WHAT! NINE THOUSAND!?!?
It's amazing these people get paid actual money for this.
|Caminante Nocturno |
I can say with no irony whatsoever that I wish I had a job like that.
Voice acting in general? Hell yes.
For this kind of show? Nine thousand time no.
I'm actually trying to get this job.
Yeah, voice acting would be a sweet, sweet job and I think I'd be pretty good at it, but fuck DBZ. That would be kind of a shitty one to work on. No real characters or anything..just dumb animu shit and being rewarded with "DUBBING SUCKS" from the legions of brain-dead "fans."
DBZ sucks, but Budokai 3 is actually a pretty fun game. Not only do most of the super moves literally destroy the world, but afterwards, you can still keep fighting.
Extra star for the Hulk Hogan voice at 0:20.
i also agree that voice acting would be cool, but there is a catch to it. go on imdb and look at how long any voice actors resume is. you'll find a mammoth list of thousands of jobs not including commercial work, which is the bread and butter. now check up on the pay. you you feel they match up and can convincingly talk about baking soda and toilet paper like it changed your damn life, have at you.
|Angel Carver |
I worked with Sean Schemmel (Goku) on a different cartoon.
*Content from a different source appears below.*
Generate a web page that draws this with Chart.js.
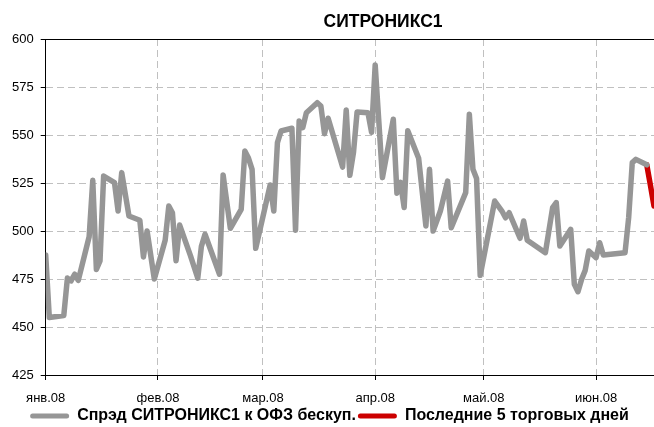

The dude is a legend.
Seriously, he elevated every joke we wrote for him.
That woman seems somewhat disenchanted by the world of big-time Hollywood yelling.
|A Jumping Spider! |
I wonder if the throat burn from this has ever screwed them over on any other acting jobs.
I can safely say that every person in that clip looked exactly like they ought to.
|Grace Mugabe |
That is some incredible sarcasm by the ginger bearded guy.
|Pie Boy |
Now imagine being a Soul Calibur voice actor.